- September 2014
- Posted By Janet Muto
- 0 Comments
While preparing for a recent talk on small businesses and how to best market to them, I “fell in love all over again”. Small businesses are a difficult “market” to sell to – especially when it comes to making them aware of your product or service. However, once you know them, you will find that they are rewarding in so many ways – revenue is only one of them. I suspect that like me, you will find that they will capture your heart and mind as well.
- They are sincere
Engage any small business owner in a conversation and you will find that they are sincere and honest. If you ask a question, they will answer it; whether asking about the success of their business, what they think they are doing wrong (or right) or about their future goals, they will answer honestly and openly. I find this to be both a great opportunity and also incredibly refreshing.

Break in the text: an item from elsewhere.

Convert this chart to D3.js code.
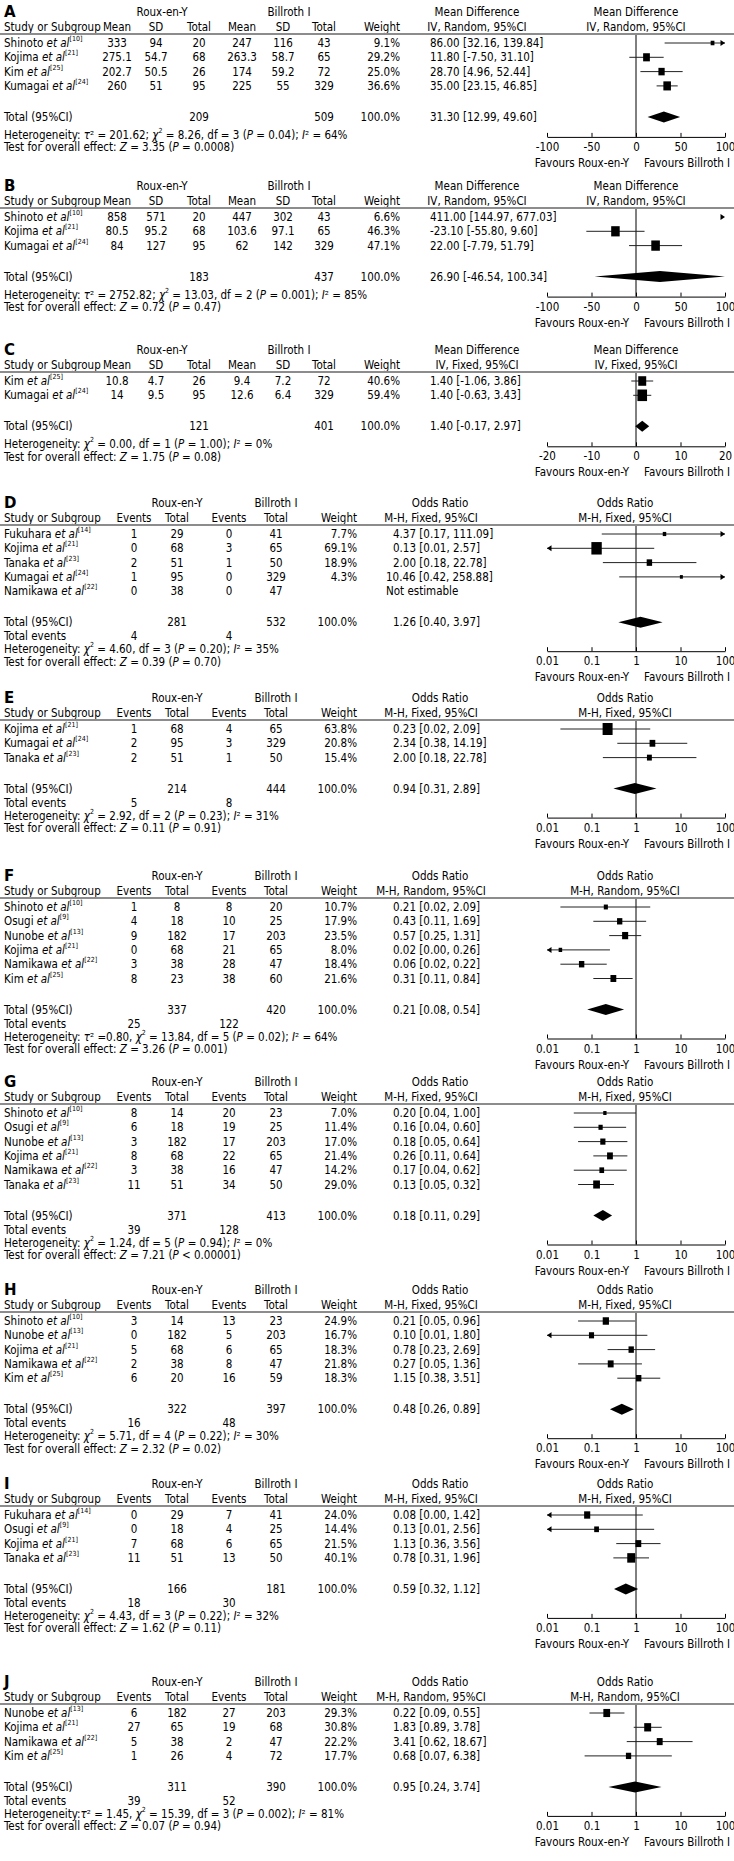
<!DOCTYPE html>
<html><head><meta charset="utf-8">
<script src="https://cdn.jsdelivr.net/npm/d3@7"></script>
<style>
body{margin:0;background:#fff;}
svg text{font-family:"DejaVu Sans Condensed","Liberation Sans Narrow","DejaVu Sans",sans-serif;font-size:11.5px;fill:#000;}
svg text.lbl{font-family:"DejaVu Sans",sans-serif;font-weight:bold;font-size:15px;}
</style></head><body>
<svg id="c" width="734" height="1861"></svg>
<script>
// ---------------- DATA ----------------
const letters = ["A","B","C","D","E","F","G","H","I","J"];
const types = ["MD","MD","MD","OR","OR","OR","OR","OR","OR","OR"];
const methods = ["IV, Random, 95%CI","IV, Random, 95%CI","IV, Fixed, 95%CI","M-H, Fixed, 95%CI","M-H, Fixed, 95%CI","M-H, Random, 95%CI","M-H, Fixed, 95%CI","M-H, Fixed, 95%CI","M-H, Fixed, 95%CI","M-H, Random, 95%CI"];
const mdTicks = [-100,-50,0,50,100];
const mdTicksC = [-20,-10,0,10,20];
const orTicks = [0.01,0.1,1,10,100];

// MD rows: study, ref, mean1, sd1, n1, mean2, sd2, n2, weight, est, lo, hi
const rowsA = [
  ["Shinoto",10,"333","94","20","247","116","43",9.1,86.00,32.16,139.84],
  ["Kojima",21,"275.1","54.7","68","263.3","58.7","65",29.2,11.80,-7.50,31.10],
  ["Kim",25,"202.7","50.5","26","174","59.2","72",25.0,28.70,4.96,52.44],
  ["Kumagai",24,"260","51","95","225","55","329",36.6,35.00,23.15,46.85]];
const totA = [209,509,31.30,12.99,49.60];
const hetA = "Heterogeneity: *τ*² = 201.62; *χ*^2^ = 8.26, df = 3 (*P* = 0.04); *I*² = 64%";
const testA = "Test for overall effect: *Z* = 3.35 (*P* = 0.0008)";

const rowsB = [
  ["Shinoto",10,"858","571","20","447","302","43",6.6,411.00,144.97,677.03],
  ["Kojima",21,"80.5","95.2","68","103.6","97.1","65",46.3,-23.10,-55.80,9.60],
  ["Kumagai",24,"84","127","95","62","142","329",47.1,22.00,-7.79,51.79]];
const totB = [183,437,26.90,-46.54,100.34];
const hetB = "Heterogeneity: *τ*² = 2752.82; *χ*^2^ = 13.03, df = 2 (*P* = 0.001); *I*² = 85%";
const testB = "Test for overall effect: *Z* = 0.72 (*P* = 0.47)";

const rowsC = [
  ["Kim",25,"10.8","4.7","26","9.4","7.2","72",40.6,1.40,-1.06,3.86],
  ["Kumagai",24,"14","9.5","95","12.6","6.4","329",59.4,1.40,-0.63,3.43]];
const totC = [121,401,1.40,-0.17,2.97];
const hetC = "Heterogeneity: *χ*^2^ = 0.00, df = 1 (*P* = 1.00); *I*² = 0%";
const testC = "Test for overall effect: *Z* = 1.75 (*P* = 0.08)";

// OR rows: study, ref, events1, total1, events2, total2, weight, est, lo, hi
const rowsD = [
  ["Fukuhara",14,1,29,0,41,7.7,4.37,0.17,111.09],
  ["Kojima",21,0,68,3,65,69.1,0.13,0.01,2.57],
  ["Tanaka",23,2,51,1,50,18.9,2.00,0.18,22.78],
  ["Kumagai",24,1,95,0,329,4.3,10.46,0.42,258.88],
  ["Namikawa",22,0,38,0,47,null,null,null,null]];
const totD = [281,532,1.26,0.40,3.97,4,4];
const hetD = "Heterogeneity: *χ*^2^ = 4.60, df = 3 (*P* = 0.20); *I*² = 35%";
const testD = "Test for overall effect: *Z* = 0.39 (*P* = 0.70)";

const rowsE = [
  ["Kojima",21,1,68,4,65,63.8,0.23,0.02,2.09],
  ["Kumagai",24,2,95,3,329,20.8,2.34,0.38,14.19],
  ["Tanaka",23,2,51,1,50,15.4,2.00,0.18,22.78]];
const totE = [214,444,0.94,0.31,2.89,5,8];
const hetE = "Heterogeneity: *χ*^2^ = 2.92, df = 2 (*P* = 0.23); *I*² = 31%";
const testE = "Test for overall effect: *Z* = 0.11 (*P* = 0.91)";

const rowsF = [
  ["Shinoto",10,1,8,8,20,10.7,0.21,0.02,2.09],
  ["Osugi",9,4,18,10,25,17.9,0.43,0.11,1.69],
  ["Nunobe",13,9,182,17,203,23.5,0.57,0.25,1.31],
  ["Kojima",21,0,68,21,65,8.0,0.02,0.00,0.26],
  ["Namikawa",22,3,38,28,47,18.4,0.06,0.02,0.22],
  ["Kim",25,8,23,38,60,21.6,0.31,0.11,0.84]];
const totF = [337,420,0.21,0.08,0.54,25,122];
const hetF = "Heterogeneity: *τ*² =0.80, *χ*^2^ = 13.84, df = 5 (*P* = 0.02); *I*² = 64%";
const testF = "Test for overall effect: *Z* = 3.26 (*P* = 0.001)";

const rowsG = [
  ["Shinoto",10,8,14,20,23,7.0,0.20,0.04,1.00],
  ["Osugi",9,6,18,19,25,11.4,0.16,0.04,0.60],
  ["Nunobe",13,3,182,17,203,17.0,0.18,0.05,0.64],
  ["Kojima",21,8,68,22,65,21.4,0.26,0.11,0.64],
  ["Namikawa",22,3,38,16,47,14.2,0.17,0.04,0.62],
  ["Tanaka",23,11,51,34,50,29.0,0.13,0.05,0.32]];
const totG = [371,413,0.18,0.11,0.29,39,128];
const hetG = "Heterogeneity: *χ*^2^ = 1.24, df = 5 (*P* = 0.94); *I*² = 0%";
const testG = "Test for overall effect: *Z* = 7.21 (*P* < 0.00001)";

const rowsH = [
  ["Shinoto",10,3,14,13,23,24.9,0.21,0.05,0.96],
  ["Nunobe",13,0,182,5,203,16.7,0.10,0.01,1.80],
  ["Kojima",21,5,68,6,65,18.3,0.78,0.23,2.69],
  ["Namikawa",22,2,38,8,47,21.8,0.27,0.05,1.36],
  ["Kim",25,6,20,16,59,18.3,1.15,0.38,3.51]];
const totH = [322,397,0.48,0.26,0.89,16,48];
const hetH = "Heterogeneity: *χ*^2^ = 5.71, df = 4 (*P* = 0.22); *I*² = 30%";
const testH = "Test for overall effect: *Z* = 2.32 (*P* = 0.02)";

const rowsI = [
  ["Fukuhara",14,0,29,7,41,24.0,0.08,0.00,1.42],
  ["Osugi",9,0,18,4,25,14.4,0.13,0.01,2.56],
  ["Kojima",21,7,68,6,65,21.5,1.13,0.36,3.56],
  ["Tanaka",23,11,51,13,50,40.1,0.78,0.31,1.96]];
const totI = [166,181,0.59,0.32,1.12,18,30];
const hetI = "Heterogeneity: *χ*^2^ = 4.43, df = 3 (*P* = 0.22); *I*² = 32%";
const testI = "Test for overall effect: *Z* = 1.62 (*P* = 0.11)";

const rowsJ = [
  ["Nunobe",13,6,182,27,203,29.3,0.22,0.09,0.55],
  ["Kojima",21,27,65,19,68,30.8,1.83,0.89,3.78],
  ["Namikawa",22,5,38,2,47,22.2,3.41,0.62,18.67],
  ["Kim",25,1,26,4,72,17.7,0.68,0.07,6.38]];
const totJ = [311,390,0.95,0.24,3.74,39,52];
const hetJ = "Heterogeneity:*τ*² = 1.45, *χ*^2^ = 15.39, df = 3 (*P* = 0.002); *I*² = 81%";
const testJ = "Test for overall effect: *Z* = 0.07 (*P* = 0.94)";

const panels = [
  {rows:rowsA,tot:totA,het:hetA,test:testA,ticks:mdTicks},
  {rows:rowsB,tot:totB,het:hetB,test:testB,ticks:mdTicks},
  {rows:rowsC,tot:totC,het:hetC,test:testC,ticks:mdTicksC},
  {rows:rowsD,tot:totD,het:hetD,test:testD,ticks:orTicks},
  {rows:rowsE,tot:totE,het:hetE,test:testE,ticks:orTicks},
  {rows:rowsF,tot:totF,het:hetF,test:testF,ticks:orTicks},
  {rows:rowsG,tot:totG,het:hetG,test:testG,ticks:orTicks},
  {rows:rowsH,tot:totH,het:hetH,test:testH,ticks:orTicks},
  {rows:rowsI,tot:totI,het:hetI,test:testI,ticks:orTicks},
  {rows:rowsJ,tot:totJ,het:hetJ,test:testJ,ticks:orTicks}];

// ---------------- LAYOUT ----------------
const panelY = [12,186,350,503,698,876,1082,1290,1484,1682];
const ROW = 14.3;
const svg = d3.select("#c");

function rich(g, x, y, str, anchor){
  const t = g.append("text").attr("x",x).attr("y",y).attr("dominant-baseline","central")
    .attr("text-anchor",anchor||"start");
  const parts = str.split(/(\*[^*]+\*|\^[^^]+\^)/).filter(s=>s.length);
  let raised = false;
  parts.forEach(p=>{
    let ts;
    if (p[0]==="^"){
      t.append("tspan").attr("dy",-4).style("font-size","7px").text(p.slice(1,-1));
      raised = true; return;
    }
    if (p[0]==="*") ts = t.append("tspan").style("font-style","italic").text(p.slice(1,-1));
    else ts = t.append("tspan").text(p);
    if (raised){ ts.attr("dy",4); raised=false; }
  });
  return t;
}

function drawPanel(p, i){
  const L = panelY[i], md = types[i]==="MD";
  const g = svg.append("g");
  const T = (x,y,s,anchor)=>g.append("text").attr("x",x).attr("y",y)
     .attr("text-anchor",anchor||"start").attr("dominant-baseline","central").text(s);
  T(4, L, letters[i]).attr("class","lbl");
  const rouxX = md?162:177, billX = md?289:276, effX = md?477:440, methX = md?477:431, plotHX = md?636:625;
  const eff = md?"Mean Difference":"Odds Ratio";
  T(rouxX,L,"Roux-en-Y","middle"); T(billX,L,"Billroth Ⅰ","middle");
  T(effX,L,eff,"middle"); T(plotHX,L,eff,"middle");
  const h2 = L+15;
  T(4,h2,"Study or Subgroup");
  const colX = md?[117,156,199,242,283,324]:[134,177,229,276];
  const colH = md?["Mean","SD","Total","Mean","SD","Total"]:["Events","Total","Events","Total"];
  colH.forEach((h,k)=>T(colX[k],h2,h,"middle"));
  const wX = md?400:357, ciX = md?430:393;
  T(wX,h2,"Weight","end");
  T(methX,h2,methods[i],"middle"); T(plotHX,h2,methods[i],"middle");
  const lineY = L+22;
  g.append("line").attr("x1",0).attr("x2",734).attr("y1",lineY).attr("y2",lineY)
    .attr("stroke","#8c8c8c").attr("stroke-width",2);

  const x = (md ? d3.scaleLinear() : d3.scaleLog()).domain([p.ticks[0],p.ticks[p.ticks.length-1]]).range([547,725]);
  const [d0,d1] = x.domain();
  const nC = colX.length;
  const ciStr = (e,lo,hi)=> e==null ? "Not estimable" : `${e.toFixed(2)} [${lo.toFixed(2)}, ${hi.toFixed(2)}]`;
  const ciShift = e => (!md && (e==null || Math.abs(e)>=10)) ? -7 : 0;

  const rowYs = [];
  p.rows.forEach((r,k)=>{
    const ry = L+31+ROW*k; rowYs.push(ry);
    rich(g,4,ry,`${r[0]} *et al*^[${r[1]}]^`);
    r.slice(2,2+nC).forEach((v,c)=>T(colX[c],ry,String(v),"middle"));
    const [w,e,lo,hi] = r.slice(2+nC);
    if (w!=null) T(wX,ry,w.toFixed(1)+"%","end");
    T(ciX+ciShift(e),ry,ciStr(e,lo,hi));
  });
  const lastY = rowYs[rowYs.length-1];
  const totY = lastY+31;
  const t = p.tot;
  T(4,totY,"Total (95%CI)");
  T(colX[md?2:1],totY,String(t[0]),"middle");
  T(colX[md?5:3],totY,String(t[1]),"middle");
  T(wX,totY,"100.0%","end");
  T(ciX,totY,ciStr(t[2],t[3],t[4]));
  let hetY;
  if (!md){
    const evY = totY+14;
    T(4,evY,"Total events");
    T(colX[0],evY,String(t[5]),"middle");
    T(colX[2],evY,String(t[6]),"middle");
    hetY = evY+13;
  } else hetY = totY+18;
  const testY = hetY + 12.5;
  rich(g,4,hetY,p.het);
  rich(g,4,testY,p.test);

  // plot
  const axisY = totY + (md?20:29);
  const zero = x(md?0:1);
  g.append("line").attr("x1",zero).attr("x2",zero).attr("y1",lineY+1).attr("y2",axisY)
    .attr("stroke","#000").attr("stroke-width",1);
  p.rows.forEach((r,k)=>{
    const [w,e,lo,hi] = r.slice(2+nC);
    if (w==null) return;
    const ry = rowYs[k];
    if (lo < d1 && hi > d0){
      g.append("line").attr("x1",x(Math.max(lo,d0))).attr("x2",x(Math.min(hi,d1)))
        .attr("y1",ry).attr("y2",ry).attr("stroke","#222").attr("stroke-width",1);
    }
    if (lo <= d0 && hi > d0){
      const ax = x(d0);
      g.append("path").attr("d",`M${ax},${ry}L${ax+4.5},${ry-3}L${ax+4.5},${ry+3}Z`).attr("fill","#000");
    }
    if (hi >= d1){
      const ax = x(d1);
      g.append("path").attr("d",`M${ax},${ry}L${ax-4.5},${ry-3}L${ax-4.5},${ry+3}Z`).attr("fill","#000");
    }
    if (e > d0 && e < d1){
      const sw = Math.max(3, 1.25*Math.sqrt(w)), sh = sw*1.2;
      g.append("rect").attr("x",x(e)-sw/2).attr("y",ry-sh/2).attr("width",sw).attr("height",sh).attr("fill","#000");
    }
  });
  const cl = v=>x(Math.max(d0,Math.min(d1,v)));
  g.append("path").attr("d",`M${cl(t[3])},${totY}L${cl(t[2])},${totY-5.5}L${cl(t[4])},${totY}L${cl(t[2])},${totY+5.5}Z`)
    .attr("fill","#000");
  const axis = d3.axisBottom(x).tickValues(p.ticks).tickSizeInner(-4).tickSizeOuter(0)
     .tickPadding(6).tickFormat(d=>String(d));
  g.append("g").attr("transform",`translate(0,${axisY})`).call(axis)
    .call(s=>s.select(".domain").attr("stroke","#000"));
  T(zero-7,axisY+26,"Favours Roux-en-Y","end");
  T(zero+8,axisY+26,"Favours Billroth Ⅰ","start");
}
panels.forEach((p,i)=>drawPanel(p,i));
</script>
</body></html>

If you ask the right questions and listen carefully, you will know what they need and how to best sell to them.
- They care about their business
Small business owners started their businesses because they are experts in that area (dry cleaning, plumbing, accounting) AND because they love what they do. They are not management experts, or trying to climb up a management ladder. They are trying to do what they love, while supporting their families and lifestyle.
If you show that, you care about their business, since to them it is like another one of their children, and show a true interest in helping them do better, results will follow.
- They hate jargon and double-talk
Small businesses owners are not caught in tech speak. They are straightforward and uncomplicated. They are not simple, but do love simple, straightforward language that delivers what they need. Once you talk and think this way – you won’t go back!
Every conversation that you have should focus on their needs and business and what your solution will do for them…not what it does!
- They are active in their communities
Most small businesses are local businesses. They are active in their communities and implicitly trust other small businesses in their area (if you think they are competitors, think again!) They share war stores, learn from one another and all look for ways to improve their collective business.
While it is very difficult to make small businesses aware, if you delight them, they will delight you by sharing their delight with colleagues, friends and family.
- They are the “MacGyvers” of the business world
Small business owners’ lives are unpredictable. They are masters of workarounds, and come up with practical solutions “on the fly” despite what is thrown at them while keeping customers satisfied, bills paid and employees motivated.
Any place that you can provide predictability is a win. Pricing predictability is critical. Whether fixed price or one that ebbs and flows with their revenue, at least pricing surprises can be one area that they don’t have to worry about.
- They don’t believe in magic
You might think that Small Business owners are all from Missouri (the “Show-Me State”). As a rule, they are focused on today – and what can solve today’s problems. They learn by seeing/doing – whether hearing about something from a colleague, or giving it a test drive themselves.
PowerPoint slides and visions for the future need not apply. Small business owners are risk averse and don’t want to spend time on anything that won’t yield results. Offer free trials (no obligation of course), and show real examples of how other businesses like them have successfully used your product. Give the small business owner the time and tools to be successful.
- They know what they don’t know
Small business owners know their weaknesses – nearly all mention marketing as one of them. They openly share their concerns and doubts and are equally open about learning how to do thing better.
If you provide council and guidance (simple, no jargon, business focused), you can be a key business partner. Companies like Constant Contact, American Express, Ricoh and Wells Fargo all have websites and content devoted to making small business owners better at what they do.
- Getting to a decision is eas”ier”
The business owner is generally the influencer, decision maker and user. If your solution is right, there is no long sales cycles or sign-off required. Plus, small businesses rarely engage in a long competitive process.
If your prices are competitive and affordable (two different things), and if you have solved a business problem that the business owner has, you should get a convincing “yes” when you ask for their business.
- They really appreciate great products and services
When a small business owner loves a product or service, they tell you. Plus, they will let you tell others about their experience: No non-disclosures or testimonial review processes required; They say it, and you can use it.
First, it makes you feel good that you have helped them in a substantive way, but more importantly, you can share the love with others like them – a key to successfully selling to SMBs.
10. They are great to sell to
Unlike their jaded and sometimes “know it all” counterparts in larger companies or over-saturated and unpredictable consumers, small business owners are fun to work with and sell to. They are open to learn, curious about their colleagues and genuinely interested in getting better at what they do.
If you keep these attributes in mind and use them to build a full small business experience that recognizes and rewards them, you too will be rewarded!
One of the best things about small business is that they are part of all of our everyday lives – from your fitness trainer to your accountant, you probably visit at least 1 or 2 per day (in my case, even more). They are a wonderful resource – use every visit as an opportunity to ask them about their business – what is working, what is not, and what they are trying to accomplish. You will be amazed at how this daily research will support your small business efforts.